> [SOURCE RECORDS]

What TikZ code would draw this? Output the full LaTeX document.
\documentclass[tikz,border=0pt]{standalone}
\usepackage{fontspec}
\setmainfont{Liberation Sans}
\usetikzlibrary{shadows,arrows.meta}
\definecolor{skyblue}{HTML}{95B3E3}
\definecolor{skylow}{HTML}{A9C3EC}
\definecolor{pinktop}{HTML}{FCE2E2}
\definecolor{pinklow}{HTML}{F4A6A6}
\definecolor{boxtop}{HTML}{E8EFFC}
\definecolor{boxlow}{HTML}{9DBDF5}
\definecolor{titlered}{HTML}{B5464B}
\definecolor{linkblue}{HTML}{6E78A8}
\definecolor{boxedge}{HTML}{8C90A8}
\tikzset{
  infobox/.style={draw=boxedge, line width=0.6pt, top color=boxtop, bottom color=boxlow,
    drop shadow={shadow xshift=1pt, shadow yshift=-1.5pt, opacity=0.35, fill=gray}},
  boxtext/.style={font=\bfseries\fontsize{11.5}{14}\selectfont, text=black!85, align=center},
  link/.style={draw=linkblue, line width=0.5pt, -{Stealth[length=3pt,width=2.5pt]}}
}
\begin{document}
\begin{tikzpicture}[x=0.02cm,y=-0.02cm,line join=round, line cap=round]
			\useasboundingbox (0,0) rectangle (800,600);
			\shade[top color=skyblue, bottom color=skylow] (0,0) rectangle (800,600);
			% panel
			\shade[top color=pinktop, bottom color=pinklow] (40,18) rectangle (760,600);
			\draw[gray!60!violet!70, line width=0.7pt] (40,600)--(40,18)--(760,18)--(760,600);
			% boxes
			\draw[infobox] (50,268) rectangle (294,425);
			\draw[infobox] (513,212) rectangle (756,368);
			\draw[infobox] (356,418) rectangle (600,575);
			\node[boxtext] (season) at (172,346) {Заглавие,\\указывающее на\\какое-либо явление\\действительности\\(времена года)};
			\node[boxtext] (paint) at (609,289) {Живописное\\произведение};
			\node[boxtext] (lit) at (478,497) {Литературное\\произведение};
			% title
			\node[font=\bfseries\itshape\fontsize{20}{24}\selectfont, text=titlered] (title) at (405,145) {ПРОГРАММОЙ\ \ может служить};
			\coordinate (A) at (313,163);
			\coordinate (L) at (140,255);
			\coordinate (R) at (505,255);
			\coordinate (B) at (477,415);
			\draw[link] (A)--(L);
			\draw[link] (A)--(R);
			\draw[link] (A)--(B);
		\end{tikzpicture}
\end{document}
--
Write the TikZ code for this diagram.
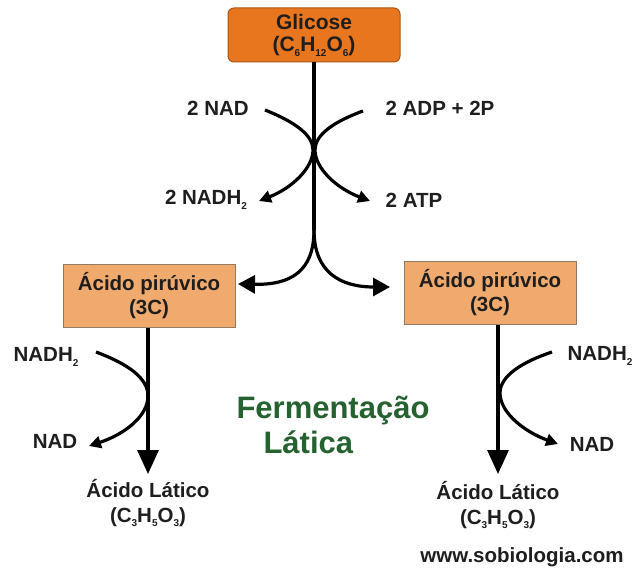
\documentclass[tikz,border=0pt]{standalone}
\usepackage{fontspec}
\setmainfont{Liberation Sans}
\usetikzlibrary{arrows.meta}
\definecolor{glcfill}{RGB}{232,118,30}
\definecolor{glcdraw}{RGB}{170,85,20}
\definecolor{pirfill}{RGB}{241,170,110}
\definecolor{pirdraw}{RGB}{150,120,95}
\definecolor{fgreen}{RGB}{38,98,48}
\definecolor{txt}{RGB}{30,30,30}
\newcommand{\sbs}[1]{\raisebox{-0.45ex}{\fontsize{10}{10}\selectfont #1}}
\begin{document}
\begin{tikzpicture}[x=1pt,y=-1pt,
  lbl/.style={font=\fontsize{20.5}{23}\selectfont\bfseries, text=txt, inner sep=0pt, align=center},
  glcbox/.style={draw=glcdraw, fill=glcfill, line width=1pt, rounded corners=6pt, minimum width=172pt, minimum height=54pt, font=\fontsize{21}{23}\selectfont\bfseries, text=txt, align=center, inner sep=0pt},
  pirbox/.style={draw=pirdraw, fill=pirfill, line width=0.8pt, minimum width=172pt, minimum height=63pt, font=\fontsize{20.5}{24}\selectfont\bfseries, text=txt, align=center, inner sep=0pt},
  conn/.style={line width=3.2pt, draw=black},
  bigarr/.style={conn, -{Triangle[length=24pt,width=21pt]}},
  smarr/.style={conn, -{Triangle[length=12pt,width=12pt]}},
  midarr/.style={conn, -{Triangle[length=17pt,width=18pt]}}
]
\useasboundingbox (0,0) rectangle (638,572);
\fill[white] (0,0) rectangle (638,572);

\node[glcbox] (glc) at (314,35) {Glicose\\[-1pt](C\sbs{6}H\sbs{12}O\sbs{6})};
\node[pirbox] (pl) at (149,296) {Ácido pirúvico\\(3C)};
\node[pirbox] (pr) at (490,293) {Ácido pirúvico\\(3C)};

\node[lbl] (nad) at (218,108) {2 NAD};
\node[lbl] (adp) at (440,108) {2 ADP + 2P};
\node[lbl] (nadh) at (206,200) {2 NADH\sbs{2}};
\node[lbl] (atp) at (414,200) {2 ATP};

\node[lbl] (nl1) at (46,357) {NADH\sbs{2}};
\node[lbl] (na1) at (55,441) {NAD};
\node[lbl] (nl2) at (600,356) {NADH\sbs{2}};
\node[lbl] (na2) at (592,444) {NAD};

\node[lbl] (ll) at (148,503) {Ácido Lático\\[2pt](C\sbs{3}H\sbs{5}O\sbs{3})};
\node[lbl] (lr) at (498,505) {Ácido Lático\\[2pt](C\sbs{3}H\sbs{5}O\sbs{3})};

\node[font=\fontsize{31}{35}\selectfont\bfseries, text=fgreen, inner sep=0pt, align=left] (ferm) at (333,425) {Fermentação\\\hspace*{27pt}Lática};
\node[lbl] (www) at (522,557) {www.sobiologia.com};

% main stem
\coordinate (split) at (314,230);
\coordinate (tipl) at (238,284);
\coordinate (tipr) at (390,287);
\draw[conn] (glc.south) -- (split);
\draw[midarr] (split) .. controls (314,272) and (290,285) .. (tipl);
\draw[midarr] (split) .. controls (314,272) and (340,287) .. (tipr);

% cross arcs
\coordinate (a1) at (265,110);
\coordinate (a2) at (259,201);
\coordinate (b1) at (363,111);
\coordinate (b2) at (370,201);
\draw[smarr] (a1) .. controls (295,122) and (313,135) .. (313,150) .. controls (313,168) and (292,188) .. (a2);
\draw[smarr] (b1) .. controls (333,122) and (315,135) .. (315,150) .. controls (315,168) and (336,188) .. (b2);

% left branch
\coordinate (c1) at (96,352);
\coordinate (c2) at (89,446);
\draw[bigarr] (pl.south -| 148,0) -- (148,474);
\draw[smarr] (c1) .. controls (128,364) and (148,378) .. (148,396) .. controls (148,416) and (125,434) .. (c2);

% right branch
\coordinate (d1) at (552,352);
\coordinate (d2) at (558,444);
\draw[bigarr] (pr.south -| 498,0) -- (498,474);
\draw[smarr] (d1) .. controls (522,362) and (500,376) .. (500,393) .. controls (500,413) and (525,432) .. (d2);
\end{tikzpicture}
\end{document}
--
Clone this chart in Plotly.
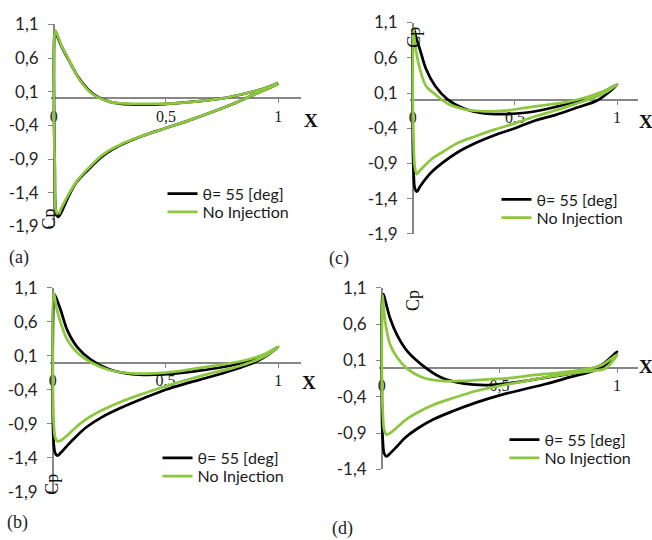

> [WORK TO COMPLETE] Using the listing above, repeat word for word each line from the one with "Write the TikZ code for this diagram." down to the one with "(lr) at (498,505)", both included. Omit all pictures.

> [ANSWER FOR THIS EXERCISE]
Write the TikZ code for this diagram.
\documentclass[tikz,border=0pt]{standalone}
\usepackage{fontspec}
\setmainfont{Liberation Sans}
\usetikzlibrary{arrows.meta}
\definecolor{glcfill}{RGB}{232,118,30}
\definecolor{glcdraw}{RGB}{170,85,20}
\definecolor{pirfill}{RGB}{241,170,110}
\definecolor{pirdraw}{RGB}{150,120,95}
\definecolor{fgreen}{RGB}{38,98,48}
\definecolor{txt}{RGB}{30,30,30}
\newcommand{\sbs}[1]{\raisebox{-0.45ex}{\fontsize{10}{10}\selectfont #1}}
\begin{document}
\begin{tikzpicture}[x=1pt,y=-1pt,
  lbl/.style={font=\fontsize{20.5}{23}\selectfont\bfseries, text=txt, inner sep=0pt, align=center},
  glcbox/.style={draw=glcdraw, fill=glcfill, line width=1pt, rounded corners=6pt, minimum width=172pt, minimum height=54pt, font=\fontsize{21}{23}\selectfont\bfseries, text=txt, align=center, inner sep=0pt},
  pirbox/.style={draw=pirdraw, fill=pirfill, line width=0.8pt, minimum width=172pt, minimum height=63pt, font=\fontsize{20.5}{24}\selectfont\bfseries, text=txt, align=center, inner sep=0pt},
  conn/.style={line width=3.2pt, draw=black},
  bigarr/.style={conn, -{Triangle[length=24pt,width=21pt]}},
  smarr/.style={conn, -{Triangle[length=12pt,width=12pt]}},
  midarr/.style={conn, -{Triangle[length=17pt,width=18pt]}}
]
\useasboundingbox (0,0) rectangle (638,572);
\fill[white] (0,0) rectangle (638,572);

\node[glcbox] (glc) at (314,35) {Glicose\\[-1pt](C\sbs{6}H\sbs{12}O\sbs{6})};
\node[pirbox] (pl) at (149,296) {Ácido pirúvico\\(3C)};
\node[pirbox] (pr) at (490,293) {Ácido pirúvico\\(3C)};

\node[lbl] (nad) at (218,108) {2 NAD};
\node[lbl] (adp) at (440,108) {2 ADP + 2P};
\node[lbl] (nadh) at (206,200) {2 NADH\sbs{2}};
\node[lbl] (atp) at (414,200) {2 ATP};

\node[lbl] (nl1) at (46,357) {NADH\sbs{2}};
\node[lbl] (na1) at (55,441) {NAD};
\node[lbl] (nl2) at (600,356) {NADH\sbs{2}};
\node[lbl] (na2) at (592,444) {NAD};

\node[lbl] (ll) at (148,503) {Ácido Lático\\[2pt](C\sbs{3}H\sbs{5}O\sbs{3})};
\node[lbl] (lr) at (498,505) {Ácido Lático\\[2pt](C\sbs{3}H\sbs{5}O\sbs{3})};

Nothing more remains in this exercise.